Petty Officer Warren Carara left the quarterdeck to help the 80-pound, elderly woman board his ship. Across the tiny woman's shoulders was a long pole with all her worldly possessions suspended at each end. At first she resisted his attempts at helping because the communists had told her that the Americans would take her possessions from her before they raped her and threw her to the sharks. Despite the language barrier, something in the Sailor's eyes convinced her that he meant no harm, so the woman relinquished her burden to the American. To the great delight of his shipmates watching from the rails of the ship, Carara—though physically fit at 185 pounds—struggled with the woman's load as he returned to the quarterdeck.

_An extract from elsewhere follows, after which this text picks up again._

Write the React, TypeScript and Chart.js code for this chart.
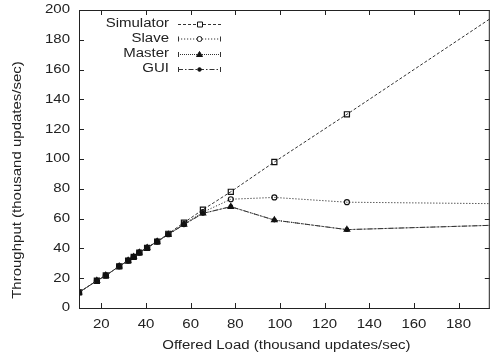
import React, { useEffect, useRef } from "react";
import { Chart, registerables } from "chart.js";

Chart.register(...registerables);

const loads = [10, 18, 22, 28, 32, 34.5, 37, 40.5, 45, 50, 57, 65.5, 78, 97.5, 130, 197];
const simulator = [10.5, 18.3, 21.8, 28, 31.8, 34.3, 37.2, 40.4, 44.6, 49.8, 57.3, 66, 78, 98, 130, 197];
const slave = [10.5, 18.3, 21.8, 28, 31.8, 34.3, 37.2, 40.4, 44.6, 49.5, 56.3, 64.3, 73, 74.2, 71, 70];
const master = [10.5, 18.3, 21.8, 28, 31.8, 34.3, 37.2, 40.4, 44.6, 49.3, 56, 63.5, 68, 59, 52.6, 55.6];
const gui = [10.5, 18.3, 21.8, 28, 31.8, 34.3, 37.2, 40.4, 44.6, 49.3, 56, 63.5, 68, 59, 52.6, 55.6];
const xTicks = [20, 40, 60, 80, 100, 120, 140, 160, 180];
const yTicks = [0, 20, 40, 60, 80, 100, 120, 140, 160, 180, 200];
const seriesNames = ["Simulator", "Slave", "Master", "GUI"];
const xTitle = "Offered Load (thousand updates/sec)";
const yTitle = "Throughput (thousand updates/sec)";

const FONT = "'Liberation Sans', Arial, Helvetica, sans-serif";
const FSIZE = 12.5;
const SX = 1.2;
const INK = "#222";
const LINE = "#333";

function pts(ys: number[]) {
  return loads.map((x, i) => ({ x, y: ys[i] }));
}

const styles = [
  { dash: [3, 2], pointStyle: "rect", radius: 3.6, fill: "rgba(0,0,0,0)" },
  { dash: [1.2, 1.8], pointStyle: "circle", radius: 2.5, fill: "rgba(0,0,0,0)" },
  { dash: [1, 1], pointStyle: "triangle", radius: 3.2, fill: "#111" },
  { dash: [5, 2, 1.5, 2], pointStyle: "circle", radius: 1.8, fill: "#111" },
];

const stretchPlugin = {
  id: "stretch",
  beforeInit(chart: any) {
    const ctx = chart.ctx;
    const orig = ctx.fillText.bind(ctx);
    ctx.fillText = (text: string, x: number, y: number) => {
      ctx.save();
      ctx.translate(x, y);
      ctx.scale(SX, 1);
      orig(text, 0, 0);
      ctx.restore();
    };
  },
};

const framePlugin = {
  id: "frame",
  afterDatasetsDraw(chart: any) {
    const { ctx, chartArea: a, scales } = chart;
    ctx.save();
    ctx.strokeStyle = INK;
    ctx.lineWidth = 1;
    ctx.setLineDash([]);
    ctx.strokeRect(a.left + 0.5, a.top + 0.5, a.right - a.left - 1, a.bottom - a.top);
    const L = 5;
    ctx.beginPath();
    for (const t of xTicks) {
      const x = Math.round(scales.x.getPixelForValue(t)) + 0.5;
      ctx.moveTo(x, a.bottom);
      ctx.lineTo(x, a.bottom - L);
      ctx.moveTo(x, a.top);
      ctx.lineTo(x, a.top + L);
    }
    for (const t of yTicks) {
      const y = Math.round(scales.y.getPixelForValue(t)) + 0.5;
      ctx.moveTo(a.left, y);
      ctx.lineTo(a.left + L, y);
      ctx.moveTo(a.right, y);
      ctx.lineTo(a.right - L, y);
    }
    ctx.stroke();

    ctx.font = `${FSIZE}px ${FONT}`;
    ctx.fillStyle = INK;

    // axis titles
    ctx.textAlign = "center";
    ctx.textBaseline = "middle";
    ctx.fillText(xTitle, (a.left + a.right) / 2 + 2, 346);
    ctx.save();
    ctx.translate(18, 180);
    ctx.rotate(-Math.PI / 2);
    ctx.fillText(yTitle, 0, 0);
    ctx.restore();

    // legend
    const textRight = 169;
    const lx0 = 178;
    const lx1 = 221;
    const ys = [24, 38.5, 54, 69];
    ctx.textAlign = "right";
    seriesNames.forEach((name, i) => {
      const y = ys[i];
      ctx.fillStyle = INK;
      ctx.fillText(name, textRight, y);
      const s = styles[i];
      ctx.strokeStyle = LINE;
      ctx.lineWidth = 1;
      ctx.setLineDash(s.dash);
      ctx.beginPath();
      ctx.moveTo(lx0, y + 0.5);
      ctx.lineTo(lx1, y + 0.5);
      ctx.stroke();
      ctx.setLineDash([]);
      if (i > 0) {
        ctx.beginPath();
        ctx.moveTo(lx0 + 0.5, y - 2);
        ctx.lineTo(lx0 + 0.5, y + 3);
        ctx.moveTo(lx1 - 0.5, y - 2);
        ctx.lineTo(lx1 - 0.5, y + 3);
        ctx.stroke();
      }
      const cx = (lx0 + lx1) / 2;
      ctx.fillStyle = s.fill;
      ctx.strokeStyle = "#111";
      ctx.beginPath();
      if (s.pointStyle === "rect") {
        ctx.rect(cx - 2, y - 2, 5, 5);
        ctx.fillStyle = "#fff";
      } else if (s.pointStyle === "triangle") {
        ctx.moveTo(cx, y - 2.5);
        ctx.lineTo(cx + 3, y + 2.5);
        ctx.lineTo(cx - 3, y + 2.5);
        ctx.closePath();
      } else {
        ctx.arc(cx, y + 0.5, s.radius, 0, Math.PI * 2);
        if (i === 1) ctx.fillStyle = "#fff";
      }
      ctx.fill();
      ctx.stroke();
    });
    ctx.restore();
  },
};

export default function App() {
  const ref = useRef<HTMLCanvasElement | null>(null);
  useEffect(() => {
    document.body.style.margin = "0";
    const all = [simulator, slave, master, gui];
    const chart = new Chart(ref.current as HTMLCanvasElement, {
      type: "line",
      data: {
        datasets: all.map((ys, i) => ({
          label: seriesNames[i],
          data: pts(ys),
          order: 4 - i,
          clip: 0,
          borderColor: LINE,
          borderWidth: 1,
          borderDash: styles[i].dash,
          pointStyle: styles[i].pointStyle as any,
          pointRadius: styles[i].radius,
          pointBackgroundColor: styles[i].fill,
          pointBorderColor: "#111",
          pointBorderWidth: 1.2,
          tension: 0,
          fill: false,
        })),
      },
      options: {
        animation: false,
        responsive: false,
        maintainAspectRatio: false,
        layout: { padding: { top: 10, right: 1, left: 0, bottom: 0 } },
        plugins: { legend: { display: false }, tooltip: { enabled: false } },
        scales: {
          x: {
            type: "linear",
            min: 10,
            max: 194,
            afterBuildTicks: (s: any) => {
              s.ticks = xTicks.map((v) => ({ value: v }));
            },
            afterFit: (s: any) => {
              s.height = 52;
              s.paddingLeft = 0;
              s.paddingRight = 0;
            },
            grid: { display: false, drawTicks: false },
            border: { display: false },
            ticks: { color: INK, font: { family: FONT, size: FSIZE }, padding: 9, maxRotation: 0, autoSkip: false },
            title: { display: false, text: xTitle },
          },
          y: {
            type: "linear",
            min: 0,
            max: 200,
            afterBuildTicks: (s: any) => {
              s.ticks = yTicks.map((v) => ({ value: v }));
            },
            afterFit: (s: any) => {
              s.width = 79;
              s.paddingTop = 0;
              s.paddingBottom = 0;
            },
            grid: { display: false, drawTicks: false },
            border: { display: false },
            ticks: { color: INK, font: { family: FONT, size: FSIZE }, padding: 9, autoSkip: false },
            title: { display: false, text: yTitle },
          },
        },
      },
      plugins: [stretchPlugin, framePlugin],
    });
    return () => chart.destroy();
  }, []);
  return (
    <div style={{ position: "absolute", left: 0, top: 0, width: 495, height: 360 }}>
      <canvas ref={ref} width={495} height={360} style={{ width: 495, height: 360 }} />
    </div>
  );
}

The year was 1954, long before Vietnam had become the all-consuming affair that would rivet and divide the American people for more than a decade. Petty Officer Carara's ship, the USS Andromeda (AKA-15), was just one of a great many U.S. ships taking part in what had been dubbed Operation Passage to Freedom. It was an impressive logistical achievement, with more than 100 Navy and Military Sea Transportation Service (MSTS) vessels moving over 300,000 people and 88,000 tons of cargo from North to South Vietnam. But it was more than a massive sealift operation; it was a tangible symbol of the ideological struggle under way in the world at that time.
The operation resulted from the Geneva Accords of 1954 that had ended the French-Indochina War after the French defeat by communist forces at Dien Bien Phu. The terms of the Accords, which divided Vietnam into two parts separated at the 17th parallel of latitude, included a provision for a 300-day grace-period, during which all Vietnamese could choose where to live. They could decide on the north, which had been ceded to a regime headed by Ho Chi Minh, a charismatic nationalist who was also an avowed communist; or go south, where it was hoped democracy would flourish.
Much of the world was caught up in the growing East-West struggle that had come to be known as the Cold War. Communism and capitalist democracies vied for the hearts and minds of the undecideds of the world, and the situation in Vietnam became what one observer described as a "podiatric plebiscite," meaning "an opportunity for people to vote with their feet."
And "vote" they did! Nearly a million people fled communist rule in the north, but fewer than 50,000 went the other way. While there were some extenuations involving religion, redeployment of guerilla forces, etc., the result was undeniably an early indication that communism would never be able to survive by people's choice—a principle made more "concrete" several years later, with the appearance of the Berlin Wall.
There are many heartwarming stories told by the refugees from the north, with gratitude the central theme. Henry Do was given a Snickers candy bar by an American Sailor and to this day cannot eat one without thinking about that Sailor and the "sweet taste of freedom."
Cuong Bui writes: "My father was on one of those ships, running from the communists in 1954 . . . . In 1975, he took me on another ship. This time we ended up in America, land of the free . . . . We are very grateful to America and all of its kind people."
Warren Carara and thousands of other American Sailors were some of those "kind people," proving that weapons are not the only means of serving a noble cause.